Il virus è ancora vivo, per quanto contrastato dai primi vagiti del vaccino, e la possibilità della ripresa, sulle ali del Recovery fund, è ancora colpevolmente immersa nella nebbia. È in questo quadro che si apre la crisi di governo, con tutti che si affidano alla saggezza del presidente della Repubblica dopo aver fatto solo finta di ascoltarne gli avvertimenti. La apre Matteo Renzi, forte di poco più del due per cento nel Paese ma poggiando la sua spregiudicatezza su ragioni di crisi più profonde, su un governo ormai quasi immobile, bloccato dai veti e convinto che si potesse andare avanti con la sola suspense dei Dpcm. Renzi si tiene le mani libere: vorrebbe cambiare il premier ma non chiude a un Conte ter e esclude solo le elezioni con la più disarmante delle motivazioni: vincerebbe il centrodestra. Anche Giuseppe Conte si tiene le mani libere: soprattutto percorre la strada perlomeno non più sotterranea dei «responsabili» per sostituire Italia viva al Senato, pur conoscendo le perplessità di Sergio Mattarella su maggioranze raccogliticce. Arma comunque a doppio taglio: pure il centrodestra potrebbe cercare dei responsabili per ribaltare gli equilibri.

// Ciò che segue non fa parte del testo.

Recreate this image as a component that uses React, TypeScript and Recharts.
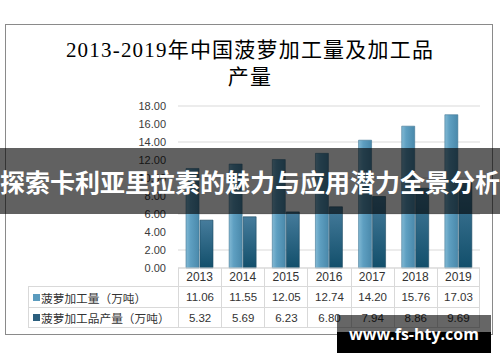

Il Pd di Nicola Zingaretti è il partito più esasperato da questa situazione. Ha chiesto un patto di legislatura fin dagli esordi e lo ha rilanciato a novembre, trovando proprio in Conte solo un sì di pura facciata. Zingaretti è l’unico leader della maggioranza a considerare il voto come uno strumento per fare chiarezza, al di là dei tatticismi di cui anche i suoi parlamentari sono pieni, ma ora che la crisi c’è manca una proposta che non può fermarsi alla sola ricerca di nuovi voti al Senato da parte del partito più strutturato dell’alleanza. Il Movimento Cinque Stelle ha cercato di annegare le sue difficoltà in una interminabile fase congressuale e ora si arrocca su Conte, dopo aver frenato Beppe Grillo che evocava a sorpresa un governo di tutti.

La richiesta del voto anticipato è una coperta che copre a malapena le divisioni del centrodestra. Matteo Salvini non è mai riuscito finora a trasformare i suoi voti in una leadership riconosciuta. Giorgia Meloni lo tallona e Silvio Berlusconi, che in queste ore combatte con le bizze della sua salute, vede una tenuta e anche una crescita di Forza Italia garantita dal rifiuto del populismo e dal non aver seguito Trump nelle sue derive più estremiste.

In questo clima di crisi spaventa il caos ma ancora di più preoccupano soluzioni raffazzonate, dove a gestire l’occasione unica di ripresa che ha l’Italia sia una maggioranza pasticciata e messa insieme solo per la paura delle elezioni, magari simile all’attuale, corrosa da odi personali sedimentati. O più probabilmente, come appare in queste ore, con Renzi sostituito dalla truppa dei responsabili, tornati all’improvviso presentabili dopo essere passati per la lavatrice dello stato di necessità. Nascerebbe così una maggioranza che rischierebbe di dividersi di nuovo a luglio, quando il semestre bianco impedirà il voto e sarà più facile sfidarsi nel gioco degli agguati e dei ricatti, peraltro avvicinandosi alla scelta del nuovo presidente della Repubblica in una situazione dove a regnare sarebbero le fazioni e i franchi tiratori e in vista di una nuova legislatura segnata dal taglio dei parlamentari confermato dal referendum.